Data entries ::
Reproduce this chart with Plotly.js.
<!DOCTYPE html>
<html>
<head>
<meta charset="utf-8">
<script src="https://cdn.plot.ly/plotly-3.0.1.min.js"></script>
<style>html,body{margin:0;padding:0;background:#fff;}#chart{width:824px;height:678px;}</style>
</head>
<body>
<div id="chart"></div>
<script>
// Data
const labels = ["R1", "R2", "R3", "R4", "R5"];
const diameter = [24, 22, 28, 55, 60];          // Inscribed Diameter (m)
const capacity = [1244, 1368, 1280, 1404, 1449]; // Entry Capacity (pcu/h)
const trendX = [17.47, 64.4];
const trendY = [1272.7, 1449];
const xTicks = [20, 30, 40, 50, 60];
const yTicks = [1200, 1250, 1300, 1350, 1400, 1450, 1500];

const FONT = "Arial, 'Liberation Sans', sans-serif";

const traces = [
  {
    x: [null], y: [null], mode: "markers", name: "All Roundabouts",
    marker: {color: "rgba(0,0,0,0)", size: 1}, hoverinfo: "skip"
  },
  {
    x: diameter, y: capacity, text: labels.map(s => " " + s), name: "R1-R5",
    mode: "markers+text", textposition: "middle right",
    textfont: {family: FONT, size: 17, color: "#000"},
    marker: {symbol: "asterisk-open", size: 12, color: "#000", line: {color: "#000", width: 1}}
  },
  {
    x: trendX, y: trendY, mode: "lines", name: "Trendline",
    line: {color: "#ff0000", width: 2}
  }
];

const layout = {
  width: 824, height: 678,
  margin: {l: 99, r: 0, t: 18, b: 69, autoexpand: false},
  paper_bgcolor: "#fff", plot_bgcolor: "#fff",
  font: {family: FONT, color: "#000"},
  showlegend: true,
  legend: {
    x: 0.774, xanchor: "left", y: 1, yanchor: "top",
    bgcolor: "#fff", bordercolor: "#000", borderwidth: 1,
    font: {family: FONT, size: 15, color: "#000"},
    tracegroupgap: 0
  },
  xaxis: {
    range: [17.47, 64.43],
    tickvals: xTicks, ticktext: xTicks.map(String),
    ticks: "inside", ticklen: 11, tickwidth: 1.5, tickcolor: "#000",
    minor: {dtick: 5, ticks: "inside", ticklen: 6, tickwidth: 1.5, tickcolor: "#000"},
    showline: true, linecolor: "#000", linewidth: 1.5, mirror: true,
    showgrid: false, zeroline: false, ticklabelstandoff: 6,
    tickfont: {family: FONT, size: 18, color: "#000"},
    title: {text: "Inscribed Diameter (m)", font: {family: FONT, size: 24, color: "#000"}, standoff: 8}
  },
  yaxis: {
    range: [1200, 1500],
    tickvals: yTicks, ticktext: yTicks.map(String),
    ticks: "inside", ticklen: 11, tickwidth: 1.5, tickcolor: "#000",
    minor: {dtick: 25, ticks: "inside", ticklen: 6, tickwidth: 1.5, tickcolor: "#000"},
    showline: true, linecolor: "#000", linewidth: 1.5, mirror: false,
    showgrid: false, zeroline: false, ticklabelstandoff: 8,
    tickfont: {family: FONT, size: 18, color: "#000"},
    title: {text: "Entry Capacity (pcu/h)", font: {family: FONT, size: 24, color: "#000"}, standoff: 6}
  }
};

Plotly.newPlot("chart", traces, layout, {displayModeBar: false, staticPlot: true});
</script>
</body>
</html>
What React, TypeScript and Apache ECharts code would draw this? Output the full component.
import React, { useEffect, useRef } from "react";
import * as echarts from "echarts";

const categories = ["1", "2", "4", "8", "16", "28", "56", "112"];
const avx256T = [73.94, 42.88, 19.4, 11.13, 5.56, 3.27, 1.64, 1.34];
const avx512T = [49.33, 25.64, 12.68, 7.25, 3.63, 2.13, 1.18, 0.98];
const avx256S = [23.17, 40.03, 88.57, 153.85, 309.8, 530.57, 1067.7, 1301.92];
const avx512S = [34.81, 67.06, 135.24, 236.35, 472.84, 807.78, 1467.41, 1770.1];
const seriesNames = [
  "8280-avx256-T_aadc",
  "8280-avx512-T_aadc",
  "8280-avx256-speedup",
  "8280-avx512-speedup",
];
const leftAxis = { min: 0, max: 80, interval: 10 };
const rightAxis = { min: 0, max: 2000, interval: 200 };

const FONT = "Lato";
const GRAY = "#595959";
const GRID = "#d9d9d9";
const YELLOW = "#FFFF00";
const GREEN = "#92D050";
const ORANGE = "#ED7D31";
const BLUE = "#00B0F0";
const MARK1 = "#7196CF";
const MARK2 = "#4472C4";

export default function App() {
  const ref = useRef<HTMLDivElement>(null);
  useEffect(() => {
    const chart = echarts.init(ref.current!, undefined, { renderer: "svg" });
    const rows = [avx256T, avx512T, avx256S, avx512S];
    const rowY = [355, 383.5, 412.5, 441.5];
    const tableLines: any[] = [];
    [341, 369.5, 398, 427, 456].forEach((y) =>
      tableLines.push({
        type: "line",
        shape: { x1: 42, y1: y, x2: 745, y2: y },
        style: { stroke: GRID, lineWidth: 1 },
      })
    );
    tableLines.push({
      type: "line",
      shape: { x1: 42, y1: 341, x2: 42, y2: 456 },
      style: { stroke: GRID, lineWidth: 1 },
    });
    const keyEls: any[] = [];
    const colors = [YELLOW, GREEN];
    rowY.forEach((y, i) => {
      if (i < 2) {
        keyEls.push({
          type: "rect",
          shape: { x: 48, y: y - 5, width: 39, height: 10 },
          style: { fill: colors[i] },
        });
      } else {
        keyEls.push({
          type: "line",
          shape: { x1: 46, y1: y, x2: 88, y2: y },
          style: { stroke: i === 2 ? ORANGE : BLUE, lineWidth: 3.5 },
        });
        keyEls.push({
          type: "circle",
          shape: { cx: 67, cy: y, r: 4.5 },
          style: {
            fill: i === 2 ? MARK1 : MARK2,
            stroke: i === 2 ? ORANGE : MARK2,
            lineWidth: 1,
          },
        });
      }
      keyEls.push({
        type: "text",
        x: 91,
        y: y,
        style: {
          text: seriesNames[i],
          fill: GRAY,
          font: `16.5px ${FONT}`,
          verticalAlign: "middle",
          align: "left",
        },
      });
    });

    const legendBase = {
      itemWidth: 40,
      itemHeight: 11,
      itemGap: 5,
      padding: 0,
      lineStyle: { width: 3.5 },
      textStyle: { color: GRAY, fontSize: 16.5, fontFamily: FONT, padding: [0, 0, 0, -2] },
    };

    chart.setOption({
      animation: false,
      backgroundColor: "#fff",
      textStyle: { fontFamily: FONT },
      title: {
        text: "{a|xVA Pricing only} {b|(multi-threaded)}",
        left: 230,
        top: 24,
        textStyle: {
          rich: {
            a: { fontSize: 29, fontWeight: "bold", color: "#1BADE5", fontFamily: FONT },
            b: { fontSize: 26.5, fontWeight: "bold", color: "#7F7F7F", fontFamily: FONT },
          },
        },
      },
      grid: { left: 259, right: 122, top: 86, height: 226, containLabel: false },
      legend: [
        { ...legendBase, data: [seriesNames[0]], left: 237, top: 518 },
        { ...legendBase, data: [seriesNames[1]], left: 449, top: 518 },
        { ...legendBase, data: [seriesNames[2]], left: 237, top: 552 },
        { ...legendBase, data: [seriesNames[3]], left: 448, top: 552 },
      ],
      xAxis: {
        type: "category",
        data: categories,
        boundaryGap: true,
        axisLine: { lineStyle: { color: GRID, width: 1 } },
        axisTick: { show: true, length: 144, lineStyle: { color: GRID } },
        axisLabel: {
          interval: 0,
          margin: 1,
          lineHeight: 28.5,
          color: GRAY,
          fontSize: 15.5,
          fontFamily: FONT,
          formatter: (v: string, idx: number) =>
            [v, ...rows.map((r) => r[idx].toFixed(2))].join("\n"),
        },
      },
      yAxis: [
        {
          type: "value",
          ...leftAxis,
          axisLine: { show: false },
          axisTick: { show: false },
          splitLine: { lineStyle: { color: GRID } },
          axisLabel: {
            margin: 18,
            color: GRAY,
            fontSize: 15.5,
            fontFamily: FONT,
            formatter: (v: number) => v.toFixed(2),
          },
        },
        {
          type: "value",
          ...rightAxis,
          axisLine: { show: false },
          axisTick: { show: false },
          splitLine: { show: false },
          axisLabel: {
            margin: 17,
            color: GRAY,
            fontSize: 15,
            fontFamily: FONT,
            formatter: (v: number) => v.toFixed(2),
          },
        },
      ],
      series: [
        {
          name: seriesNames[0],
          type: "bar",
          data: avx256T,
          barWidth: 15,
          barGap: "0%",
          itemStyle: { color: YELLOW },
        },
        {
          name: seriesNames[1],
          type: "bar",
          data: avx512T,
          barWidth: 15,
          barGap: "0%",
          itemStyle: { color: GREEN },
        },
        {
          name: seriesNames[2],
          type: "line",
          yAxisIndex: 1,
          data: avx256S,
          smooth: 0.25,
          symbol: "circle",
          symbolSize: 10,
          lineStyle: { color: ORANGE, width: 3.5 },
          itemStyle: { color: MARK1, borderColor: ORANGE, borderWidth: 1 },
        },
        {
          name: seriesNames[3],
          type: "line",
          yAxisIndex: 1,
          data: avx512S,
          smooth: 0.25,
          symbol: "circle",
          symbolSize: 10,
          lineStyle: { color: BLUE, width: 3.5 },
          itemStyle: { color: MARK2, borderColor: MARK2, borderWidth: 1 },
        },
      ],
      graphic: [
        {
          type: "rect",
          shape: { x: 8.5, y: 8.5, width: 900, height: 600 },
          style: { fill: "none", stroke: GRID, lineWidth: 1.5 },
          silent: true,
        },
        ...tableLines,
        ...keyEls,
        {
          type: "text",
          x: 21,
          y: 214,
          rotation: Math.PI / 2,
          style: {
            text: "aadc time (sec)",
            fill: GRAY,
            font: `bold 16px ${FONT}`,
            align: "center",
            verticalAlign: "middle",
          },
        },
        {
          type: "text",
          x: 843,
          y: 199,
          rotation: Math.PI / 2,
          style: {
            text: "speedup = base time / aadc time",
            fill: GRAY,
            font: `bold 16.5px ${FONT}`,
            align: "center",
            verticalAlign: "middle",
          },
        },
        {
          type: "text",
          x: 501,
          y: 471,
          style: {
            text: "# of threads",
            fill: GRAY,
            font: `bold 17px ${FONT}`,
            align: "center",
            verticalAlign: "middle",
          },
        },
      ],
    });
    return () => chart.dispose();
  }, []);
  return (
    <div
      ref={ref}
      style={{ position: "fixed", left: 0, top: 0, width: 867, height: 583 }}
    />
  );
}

What is expected :: Identify each line containing the string "this" and copy it out.

Completed exercise ::
Reproduce this chart with Plotly.js.
What React, TypeScript and Apache ECharts code would draw this? Output the full component.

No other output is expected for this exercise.